Retype only what runs from the beginning of the data through the line with "plt.rcParams['font.family'] = ['Lato', 'DejaVu"; please omit the pictures and keep every line exact.
** BEGIN COLLECTED DATA **
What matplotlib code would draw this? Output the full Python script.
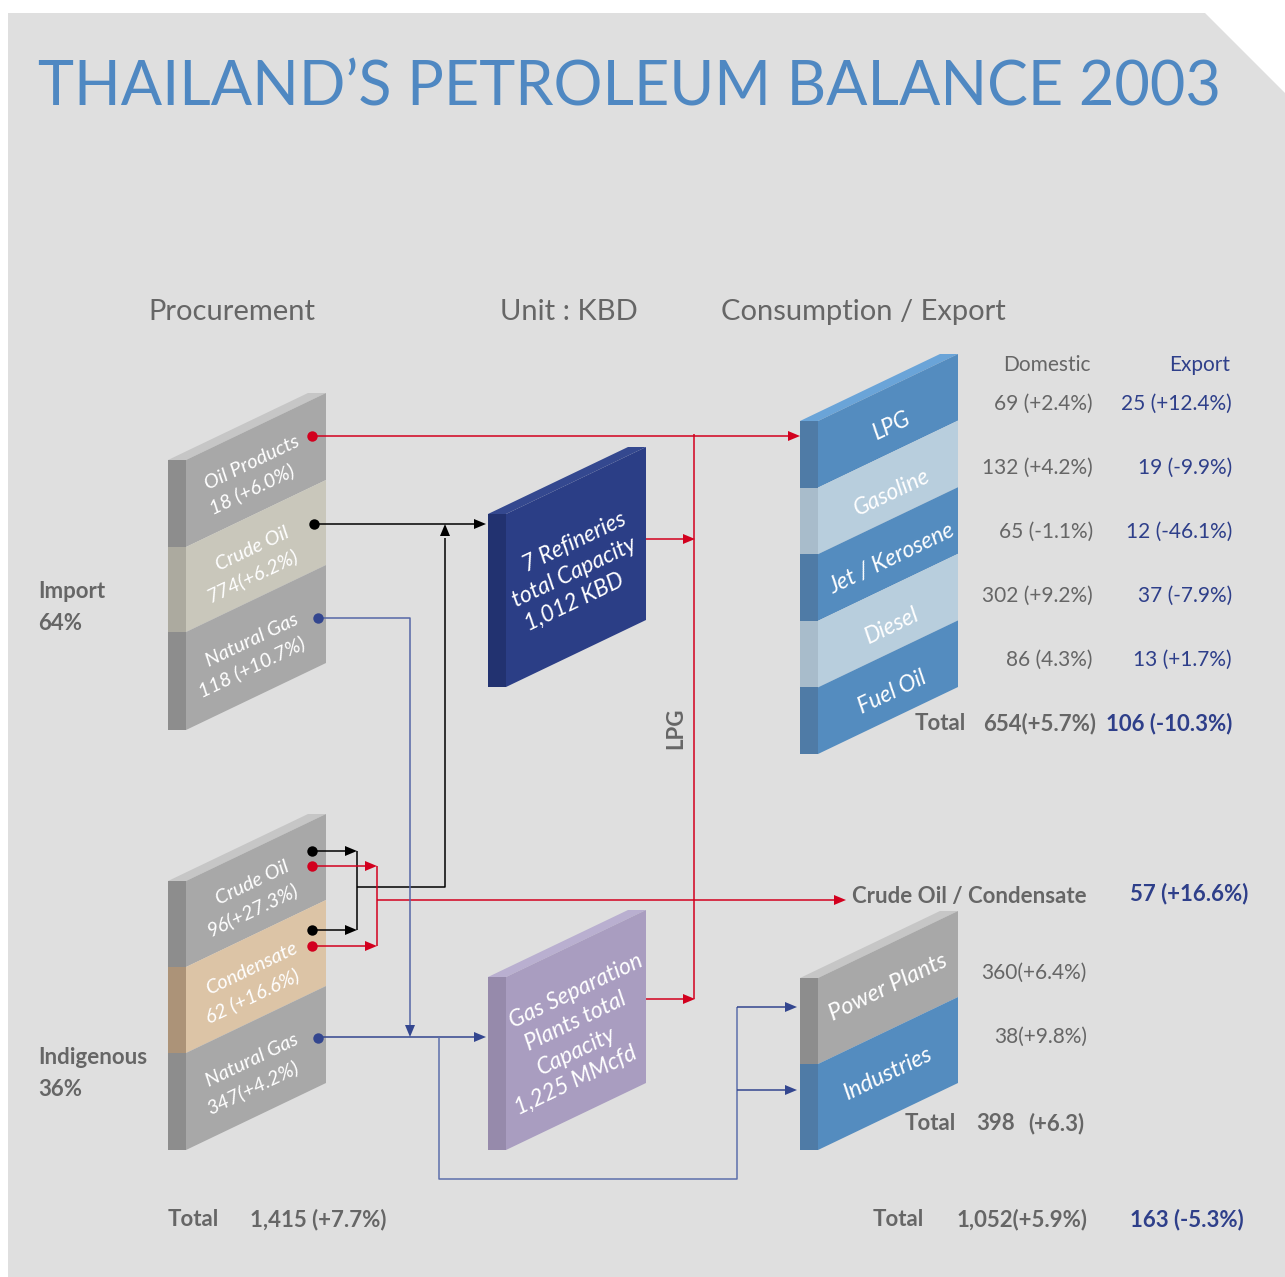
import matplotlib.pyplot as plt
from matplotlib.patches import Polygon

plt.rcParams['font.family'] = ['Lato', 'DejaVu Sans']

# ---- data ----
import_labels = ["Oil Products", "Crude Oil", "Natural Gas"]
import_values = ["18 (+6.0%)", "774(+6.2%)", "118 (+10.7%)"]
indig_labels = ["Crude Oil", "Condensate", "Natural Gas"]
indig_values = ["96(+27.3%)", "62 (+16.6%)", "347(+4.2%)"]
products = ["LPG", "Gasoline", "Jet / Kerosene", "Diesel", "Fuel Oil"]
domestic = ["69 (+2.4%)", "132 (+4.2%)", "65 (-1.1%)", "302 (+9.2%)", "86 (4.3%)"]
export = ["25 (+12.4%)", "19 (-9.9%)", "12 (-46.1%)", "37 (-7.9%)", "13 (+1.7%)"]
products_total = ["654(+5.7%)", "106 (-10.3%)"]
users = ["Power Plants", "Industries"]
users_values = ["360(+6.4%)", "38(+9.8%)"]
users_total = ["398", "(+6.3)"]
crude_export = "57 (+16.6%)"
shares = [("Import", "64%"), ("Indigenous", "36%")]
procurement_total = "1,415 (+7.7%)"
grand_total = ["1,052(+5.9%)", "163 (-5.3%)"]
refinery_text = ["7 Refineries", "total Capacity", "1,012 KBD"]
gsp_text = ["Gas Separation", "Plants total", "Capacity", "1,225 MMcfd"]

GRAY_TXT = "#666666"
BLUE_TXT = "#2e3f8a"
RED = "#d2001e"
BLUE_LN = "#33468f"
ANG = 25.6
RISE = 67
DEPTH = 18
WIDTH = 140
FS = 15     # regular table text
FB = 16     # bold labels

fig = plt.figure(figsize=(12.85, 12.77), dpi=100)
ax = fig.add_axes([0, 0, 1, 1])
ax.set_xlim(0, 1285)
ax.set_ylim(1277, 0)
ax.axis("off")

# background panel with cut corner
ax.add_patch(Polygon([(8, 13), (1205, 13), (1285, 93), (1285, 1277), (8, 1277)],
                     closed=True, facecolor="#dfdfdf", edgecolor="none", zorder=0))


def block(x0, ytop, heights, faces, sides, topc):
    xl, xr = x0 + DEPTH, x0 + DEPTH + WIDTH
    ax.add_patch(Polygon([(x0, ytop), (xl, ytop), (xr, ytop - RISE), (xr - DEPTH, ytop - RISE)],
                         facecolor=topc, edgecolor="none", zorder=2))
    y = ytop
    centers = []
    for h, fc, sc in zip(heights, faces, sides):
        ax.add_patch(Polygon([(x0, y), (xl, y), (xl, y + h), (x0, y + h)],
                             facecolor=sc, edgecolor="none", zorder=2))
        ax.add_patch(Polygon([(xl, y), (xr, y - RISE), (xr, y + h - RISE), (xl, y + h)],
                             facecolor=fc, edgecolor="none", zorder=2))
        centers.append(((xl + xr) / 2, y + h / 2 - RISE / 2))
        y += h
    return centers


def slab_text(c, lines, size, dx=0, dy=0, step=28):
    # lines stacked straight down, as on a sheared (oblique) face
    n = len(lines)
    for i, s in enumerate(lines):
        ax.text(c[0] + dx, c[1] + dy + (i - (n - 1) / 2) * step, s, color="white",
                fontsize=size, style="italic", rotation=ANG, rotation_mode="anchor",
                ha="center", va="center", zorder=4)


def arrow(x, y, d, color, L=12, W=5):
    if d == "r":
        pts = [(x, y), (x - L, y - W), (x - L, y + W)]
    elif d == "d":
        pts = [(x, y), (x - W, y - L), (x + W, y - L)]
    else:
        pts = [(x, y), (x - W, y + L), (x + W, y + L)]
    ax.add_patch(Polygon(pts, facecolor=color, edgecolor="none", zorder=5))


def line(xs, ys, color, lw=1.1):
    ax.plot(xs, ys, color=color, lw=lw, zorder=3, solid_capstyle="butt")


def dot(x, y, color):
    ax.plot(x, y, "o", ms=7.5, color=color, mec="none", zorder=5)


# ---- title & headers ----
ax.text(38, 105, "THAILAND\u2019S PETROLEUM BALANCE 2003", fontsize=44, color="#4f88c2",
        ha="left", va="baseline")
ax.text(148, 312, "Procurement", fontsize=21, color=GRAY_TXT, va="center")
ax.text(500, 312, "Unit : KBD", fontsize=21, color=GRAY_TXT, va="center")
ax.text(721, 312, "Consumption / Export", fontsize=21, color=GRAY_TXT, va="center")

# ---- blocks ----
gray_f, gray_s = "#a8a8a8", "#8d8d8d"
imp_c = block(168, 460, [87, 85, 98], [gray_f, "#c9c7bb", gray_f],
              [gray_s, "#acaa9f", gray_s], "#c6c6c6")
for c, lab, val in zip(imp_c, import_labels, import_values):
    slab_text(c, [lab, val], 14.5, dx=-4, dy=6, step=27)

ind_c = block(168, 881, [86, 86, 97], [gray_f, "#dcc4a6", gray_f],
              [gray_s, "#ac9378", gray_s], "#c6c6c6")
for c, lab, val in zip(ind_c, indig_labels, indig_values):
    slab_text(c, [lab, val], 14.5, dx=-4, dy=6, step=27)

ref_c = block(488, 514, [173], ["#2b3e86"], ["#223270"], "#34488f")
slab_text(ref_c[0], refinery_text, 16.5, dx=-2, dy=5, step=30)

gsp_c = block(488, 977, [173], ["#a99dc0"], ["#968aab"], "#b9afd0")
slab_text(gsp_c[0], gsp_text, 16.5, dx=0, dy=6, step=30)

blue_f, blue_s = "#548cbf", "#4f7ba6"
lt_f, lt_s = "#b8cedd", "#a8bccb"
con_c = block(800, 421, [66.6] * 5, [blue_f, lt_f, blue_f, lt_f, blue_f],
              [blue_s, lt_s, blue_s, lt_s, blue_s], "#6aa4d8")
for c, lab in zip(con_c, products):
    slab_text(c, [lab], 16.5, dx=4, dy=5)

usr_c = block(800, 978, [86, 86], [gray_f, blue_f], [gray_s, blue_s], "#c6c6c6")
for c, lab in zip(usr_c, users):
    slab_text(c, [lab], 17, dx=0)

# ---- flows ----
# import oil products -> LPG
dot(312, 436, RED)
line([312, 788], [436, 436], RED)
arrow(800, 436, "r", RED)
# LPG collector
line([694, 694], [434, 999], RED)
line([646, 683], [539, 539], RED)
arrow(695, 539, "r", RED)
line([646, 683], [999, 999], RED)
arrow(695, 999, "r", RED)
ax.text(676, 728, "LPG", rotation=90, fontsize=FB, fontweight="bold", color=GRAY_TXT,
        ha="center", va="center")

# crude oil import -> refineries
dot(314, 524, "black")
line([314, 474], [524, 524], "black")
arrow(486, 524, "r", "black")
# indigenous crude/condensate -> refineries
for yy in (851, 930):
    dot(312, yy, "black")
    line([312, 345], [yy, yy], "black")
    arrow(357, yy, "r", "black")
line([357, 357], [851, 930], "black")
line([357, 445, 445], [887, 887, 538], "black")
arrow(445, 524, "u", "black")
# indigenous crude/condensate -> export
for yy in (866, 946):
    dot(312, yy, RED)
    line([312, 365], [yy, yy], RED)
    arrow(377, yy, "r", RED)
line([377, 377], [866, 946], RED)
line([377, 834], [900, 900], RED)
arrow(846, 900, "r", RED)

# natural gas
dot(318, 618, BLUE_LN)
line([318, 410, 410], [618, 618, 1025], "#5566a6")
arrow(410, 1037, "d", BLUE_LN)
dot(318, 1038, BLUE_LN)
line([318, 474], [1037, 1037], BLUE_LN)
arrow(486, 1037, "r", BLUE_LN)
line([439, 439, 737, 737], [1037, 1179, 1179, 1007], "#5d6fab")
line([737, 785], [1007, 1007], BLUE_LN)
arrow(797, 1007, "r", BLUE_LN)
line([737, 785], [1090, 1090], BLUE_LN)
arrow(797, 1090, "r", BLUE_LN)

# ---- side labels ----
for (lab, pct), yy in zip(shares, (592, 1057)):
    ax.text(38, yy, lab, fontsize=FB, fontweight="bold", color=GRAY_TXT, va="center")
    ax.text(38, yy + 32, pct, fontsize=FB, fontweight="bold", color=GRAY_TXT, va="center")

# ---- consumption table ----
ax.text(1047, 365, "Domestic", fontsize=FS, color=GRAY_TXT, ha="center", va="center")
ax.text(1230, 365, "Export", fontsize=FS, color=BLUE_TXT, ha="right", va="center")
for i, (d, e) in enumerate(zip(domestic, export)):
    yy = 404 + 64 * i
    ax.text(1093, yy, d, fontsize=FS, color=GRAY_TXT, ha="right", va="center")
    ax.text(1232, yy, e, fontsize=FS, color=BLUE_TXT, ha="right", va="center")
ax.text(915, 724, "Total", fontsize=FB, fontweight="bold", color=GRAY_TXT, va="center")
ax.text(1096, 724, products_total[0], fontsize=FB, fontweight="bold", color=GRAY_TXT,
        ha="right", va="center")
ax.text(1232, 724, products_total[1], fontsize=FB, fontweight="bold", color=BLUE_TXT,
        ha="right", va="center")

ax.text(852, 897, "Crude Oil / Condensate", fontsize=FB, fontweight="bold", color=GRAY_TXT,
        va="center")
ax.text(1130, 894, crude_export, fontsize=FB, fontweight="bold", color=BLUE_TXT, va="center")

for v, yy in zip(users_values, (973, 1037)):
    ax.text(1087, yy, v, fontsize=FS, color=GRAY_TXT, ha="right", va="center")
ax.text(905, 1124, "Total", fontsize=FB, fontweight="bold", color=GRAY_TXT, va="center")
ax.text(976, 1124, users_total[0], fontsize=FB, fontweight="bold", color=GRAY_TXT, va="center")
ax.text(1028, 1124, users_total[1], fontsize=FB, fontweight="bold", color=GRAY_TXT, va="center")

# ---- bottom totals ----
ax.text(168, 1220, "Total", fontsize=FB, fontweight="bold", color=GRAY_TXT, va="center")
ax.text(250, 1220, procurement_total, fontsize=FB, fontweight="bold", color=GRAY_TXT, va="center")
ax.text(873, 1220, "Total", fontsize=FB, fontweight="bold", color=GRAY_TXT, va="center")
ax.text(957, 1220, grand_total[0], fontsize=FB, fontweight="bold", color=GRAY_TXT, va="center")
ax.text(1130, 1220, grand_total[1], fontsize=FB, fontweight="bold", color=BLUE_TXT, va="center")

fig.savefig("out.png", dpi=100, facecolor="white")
** END COLLECTED DATA **
CORRECT RESPONSE -
What matplotlib code would draw this? Output the full Python script.
import matplotlib.pyplot as plt
from matplotlib.patches import Polygon

plt.rcParams['font.family'] = ['Lato', 'DejaVu Sans']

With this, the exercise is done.